There are thousands of women and men in Guyana who take a really great interest in the food that they eat, and I think that most, if not all of them believe that good food starts off with  good, high-quality ingredients. The highest quality ingredients are those that spend the shortest amount of time between being harvested and the pot. Although for most things the supermarket provides an invaluable service, you will be hard pushed to find first-class quality perishables (fruit and vegetables) in them.

So the ideal aim is fresh food, freshly picked and full of flavour, and above all chemical free.  And the other ideal is to eat at least five portions of fresh fruit and vegetables every day to keep you all fighting fit.  If you stick to that they say you’ll live forever! So the use of the term “fresh” means eatables grown by the kitchen door whether or not you have used chemicals to control pests or diseases which might affect them. Obviously it is better if you can get plants to the harvest stage without recourse to chemicals, but I’m afraid that the purists also include fertilizers in their list of restrictions. In an ideal regime of growing one should try to use the minimum possible, and wherever possible use manual means to remove pests and diseases. Rub off with thumb and forefinger, prune infected parts with scissors or pinch out with fingers, and above all keep down those plants (weeds) which provide alternative shelter to the pests and diseases which get to your crops and to your ornamentals.

From a practical viewpoint you’ll have to become an intensive gardener. This means that you’ll have to use every bit of space. Plant or sow your vegetables amongst your herbaceous plants in the border, or in pots,  as well in the traditional vegetable garden. Many are sufficiently attractive in their form and habit that they can actually increase the interest of the ornamental side of the garden. In Guyana one is incredibly lucky because it really is easy to grow a wide range of fruits in a relatively small garden, and it is surprising, or perhaps not so surprising that because fruit trees grow upwards and usually form a head there is space and shade below them which enables you to grow lower growing fruit (tomatoes) and vegetables.

Remember dear reader that when you are growing for yourself or for your family just a pinch of seed will generally give you enough plants for the entire street.
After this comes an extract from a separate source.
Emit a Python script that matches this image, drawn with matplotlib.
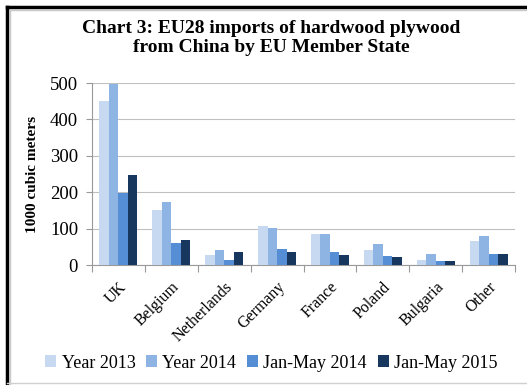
import numpy as np
import matplotlib.pyplot as plt
from matplotlib.lines import Line2D

# datos del grafico (1000 m3)
paises = ["UK", "Belgium", "Netherlands", "Germany", "France", "Poland", "Bulgaria", "Other"]
year_2013 = [450, 150, 28, 108, 86, 40, 15, 66]
year_2014 = [498, 173, 42, 103, 86, 57, 31, 81]
jan_may_2014 = [197, 60, 13, 43, 35, 25, 10, 30]
jan_may_2015 = [248, 68, 35, 35, 28, 22, 10, 30]

series = [
    ("Year 2013", year_2013, "#c6d9f1"),
    ("Year 2014", year_2014, "#8db4e3"),
    ("Jan-May 2014", jan_may_2014, "#558ed5"),
    ("Jan-May 2015", jan_may_2015, "#17375e"),
]

plt.rcParams["font.family"] = ["Liberation Serif", "DejaVu Serif"]

fig = plt.figure(figsize=(5.27, 3.85), dpi=100)
ax = fig.add_axes([92 / 527, 1 - 265 / 385, 423 / 527, 182 / 385])

x = np.arange(len(paises))
ancho = 0.18
for i, (nombre, valores, color) in enumerate(series):
    ax.bar(x + (i - 1.5) * ancho, valores, ancho, color=color, label=nombre, zorder=3)

ax.set_xlim(-0.5, len(paises) - 0.5)
ax.set_ylim(0, 500)
ax.set_yticks([0, 100, 200, 300, 400, 500])
ax.grid(axis="y", color="#bfbfbf", linewidth=0.8, zorder=0)
ax.tick_params(axis="y", labelsize=13.5, length=4, color="#999999", pad=6)

# ticks del eje x entre categorias
ax.set_xticks(np.arange(len(paises) + 1) - 0.5)
ax.set_xticklabels([])
ax.tick_params(axis="x", length=5, color="#999999")
ax.set_xticks(x, minor=True)
ax.set_xticklabels(paises, minor=True, rotation=45, ha="right", rotation_mode="anchor", fontsize=11.5)
ax.tick_params(axis="x", which="minor", length=0, pad=10)

for lado in ["top", "right"]:
    ax.spines[lado].set_visible(False)
ax.spines["left"].set_color("#999999")
ax.spines["bottom"].set_color("#999999")

ax.set_ylabel("1000 cubic meters", fontsize=11, fontweight="bold", labelpad=8)

fig.text(0.515, 1 - 38 / 385, "Chart 3: EU28 imports of hardwood plywood\nfrom China by EU Member State",
         ha="center", va="center", fontsize=14, fontweight="bold", linespacing=1.15)

fig.legend(loc="center", bbox_to_anchor=(0.515, 1 - 363 / 385), ncol=4, frameon=False,
           fontsize=13, handlelength=0.6, handleheight=0.6, handletextpad=0.3, columnspacing=0.6)

# marco del grafico
fig.add_artist(Line2D([7 / 527, 7 / 527], [0, 1 - 7 / 385], color="black", linewidth=2.5, transform=fig.transFigure))
fig.add_artist(Line2D([7 / 527, 1], [1 - 7 / 385, 1 - 7 / 385], color="black", linewidth=2.5, transform=fig.transFigure))
fig.add_artist(Line2D([10 / 527, 10 / 527], [0, 1 - 10 / 385], color="#c8c8c8", linewidth=1, transform=fig.transFigure))
fig.add_artist(Line2D([10 / 527, 1], [1 - 10 / 385, 1 - 10 / 385], color="#c8c8c8", linewidth=1, transform=fig.transFigure))
fig.add_artist(Line2D([7 / 527, 1], [2 / 385, 2 / 385], color="#d0d0d0", linewidth=1, transform=fig.transFigure))

fig.savefig("out.png", dpi=100)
Sow thinly to avoid damping off fungus.  One important point occurs to me and always preoccupies my mind and it is this. When I’m moving seedling from the tray into their first pot or even into the ground I select only the strongest youngsters. The rest are discarded.  It’s a bit ruthless, but you should be the same as well. This is natural selection at work, and applies to everything we do in the garden. When we’re taking cuttings we take them (or ought to take them) from the strongest plants. That is those that are the most vigorous, those that produce the best flowers and the most, and those that are disease free and you know rarely get infested by insects. And so on. And so on. It is the survival of the fittest.